Google Opposes Epic Games’ and Match Group’s Added Claims in Play Store Antitrust Litigation


Last Friday, Google asked the court overseeing the antitrust litigation brought by Epic Games and Match Group to disallow their requested pleading amendment relating to an initiative known within Google as “Project Hug.”

According to Google, the bid to alter their theory of liability comes too late and would prejudice the defendant by depriving it of the ability to conduct claim-related discovery.

Google received lawsuits over the illegality of app store policies and practices under federal and state antitrust laws beginning in August 2020, when Epic sued both it and Apple. That case is on appeal before the Ninth Circuit at both parties’ behest after the district court issued a mixed ruling but found no monopolization of the iOS app distribution market on part of Apple.

The parallel cases against Google make similar allegations: by charging up to a 30% commission on apps sold in the Play Store, in combination with other policies, Google became the only distribution channel for app developers to reach Android OS users, thereby violating the Sherman Act’s prohibition on illegal restraints of trade and monopoly.

Match’s Northern District of California suit, filed in May 2022, echoes the allegations leveled by Epic and also targets Google’s recently initiated policy requiring certain app developers use its proprietary billing system. Google responded that Match breached the parties’ agreement, a counterclaim that the court upheld in September 2022.

Now, fact discovery has closed and Google is seeking to head off Epic and Match’s attempt to “transform the case” by seeking to introduce “a fundamentally new theory of liability after the close of fact discovery and ten months after the deadline to amend the pleadings.”

According to Match’s November motion, both plaintiffs seek to add “new counts aris[ing] out of anticompetitive agreements between Google and app developers that were contemplating the launch of competing Android app stores or distributing their apps outside of Google Play.”

Match’s filing specifies that some agreements were designed to, and did, stop developers from launching competing app stores, an alleged per se violation of the antitrust laws, while others were designed to, and did, prevent developers from making Android apps available outside Google Play. 

Google asserts that instead, “these agreements reflect a competitive effort by Google to provide more value to key customers in order to win their business and, in turn, enhance the value of the Play store for users.”

By arguing that Project Hug agreements violated Section 1 of the Sherman Act per se, the plaintiffs are attempting, at the eleventh hour, to dispense with the need to show anticompetitive effects or address procompetitive justifications, Google says. The opposition also alleges that the plaintiffs’ gambit tries to inject a new and different question into the mix: whether there is evidence of a tacit agreement not to compete. 
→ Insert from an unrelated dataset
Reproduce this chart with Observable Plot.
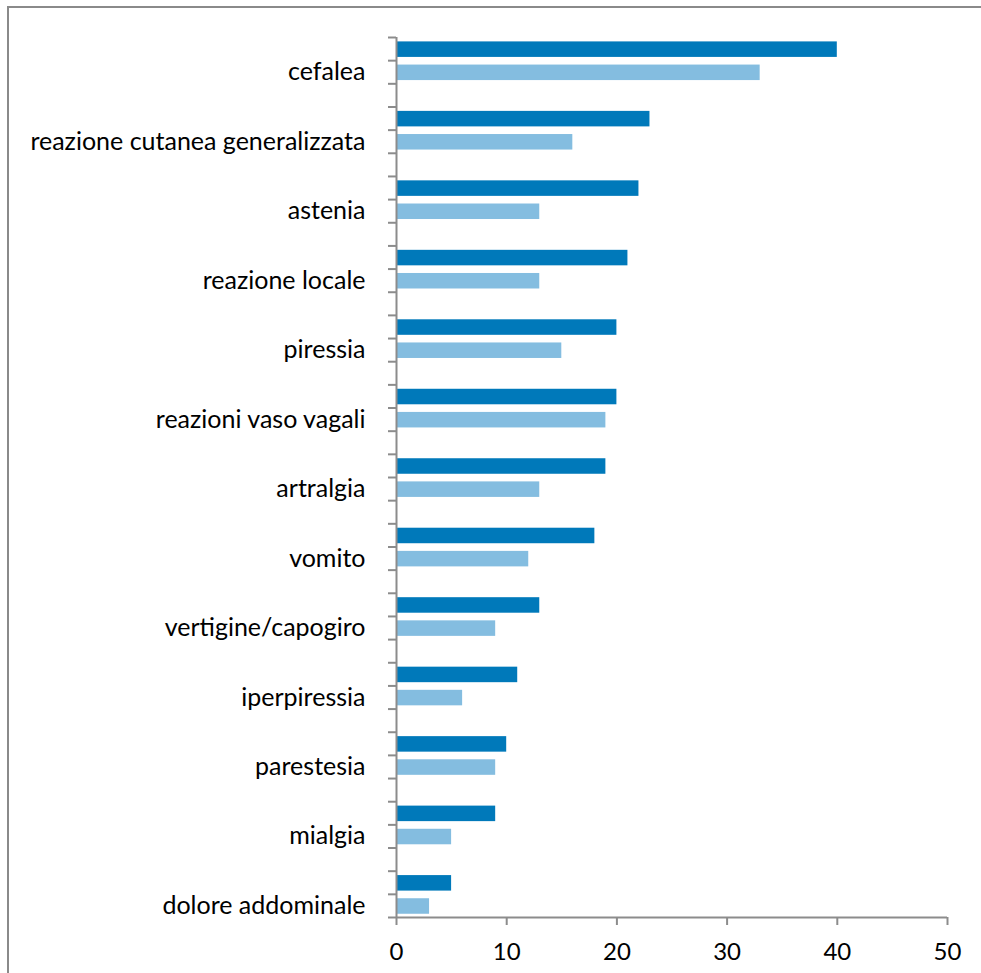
<!DOCTYPE html>
<html><head><meta charset="utf-8">
<script src="https://cdn.jsdelivr.net/npm/d3@7"></script>
<script src="https://cdn.jsdelivr.net/npm/@observablehq/plot@0.6"></script>
<style>
body{margin:0;background:#fff;}
#wrap{position:relative;width:981px;height:973px;overflow:hidden;}
#frame{position:absolute;left:7px;top:6px;width:1000px;height:1000px;border-left:2px solid #8a8a8a;border-top:2px solid #8a8a8a;pointer-events:none;}
</style></head><body><div id="wrap"><div id="frame"></div></div>
<script>
const categories = ["cefalea","reazione cutanea generalizzata","astenia","reazione locale","piressia","reazioni vaso vagali","artralgia","vomito","vertigine/capogiro","iperpiressia","parestesia","mialgia","dolore addominale"];
const darkValues = [40,23,22,21,20,20,19,18,13,11,10,9,5];
const lightValues = [33,16,13,13,15,19,13,12,9,6,9,5,3];
const xTicks = [0,10,20,30,40,50];

const rows = [];
categories.forEach((c,i)=>{
  rows.push({category:c, series:"A", value:darkValues[i], row:3*i});
  rows.push({category:c, series:"B", value:lightValues[i], row:3*i+1});
});
const nRows = categories.length*3 - 1;
const axisGray = "#8c8c8c";

const chart = Plot.plot({
  width:981, height:973,
  marginLeft:396, marginRight:34, marginTop:37, marginBottom:56,
  style:{fontFamily:"Lato", fontSize:"23px", color:"#000", background:"transparent"},
  x:{domain:[0,50], label:null},
  y:{domain:[0,nRows], reverse:true, label:null},
  color:{domain:["A","B"], range:["#0079BA","#84BDE0"]},
  marks:[
    Plot.rect(rows, {x1:()=>0, x2:"value", y1:d=>d.row+0.19, y2:d=>d.row+0.86, fill:"series"}),
    Plot.axisY(d3.range(0,nRows+1), {tickSize:8, tickFormat:()=>"", stroke:axisGray, strokeWidth:2, label:null}),
    Plot.ruleX([0], {stroke:axisGray, strokeWidth:2}),
    Plot.ruleY([nRows], {stroke:axisGray, strokeWidth:2}),
    Plot.text(categories, {frameAnchor:"left", y:(d,i)=>3*i+1.5, text:d=>d, textAnchor:"end", dx:-31, fill:"#000", fontSize:25}),
    Plot.axisX(xTicks, {tickSize:8, tickPadding:17, stroke:axisGray, strokeWidth:2, fill:"#000", label:null, fontSize:24})
  ]
});
document.getElementById("wrap").prepend(chart);
</script>
</body></html>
In addition to being too late, Google says allowing amendment would prejudice it as it has not had the reason to seek discovery on the details of alleged horizontal agreements. Lastly, the defendant presses that the claims should not be allowed because they fail on the merits.

Match Group is represented by Hueston Hennigan LLP , Epic by Faegre Drinker Biddle & Reath LLP and Cravath, Swaine & Moore LLP, and Google by Morgan, Lewis & Bockius LLP and O’Melveny Myers LLP.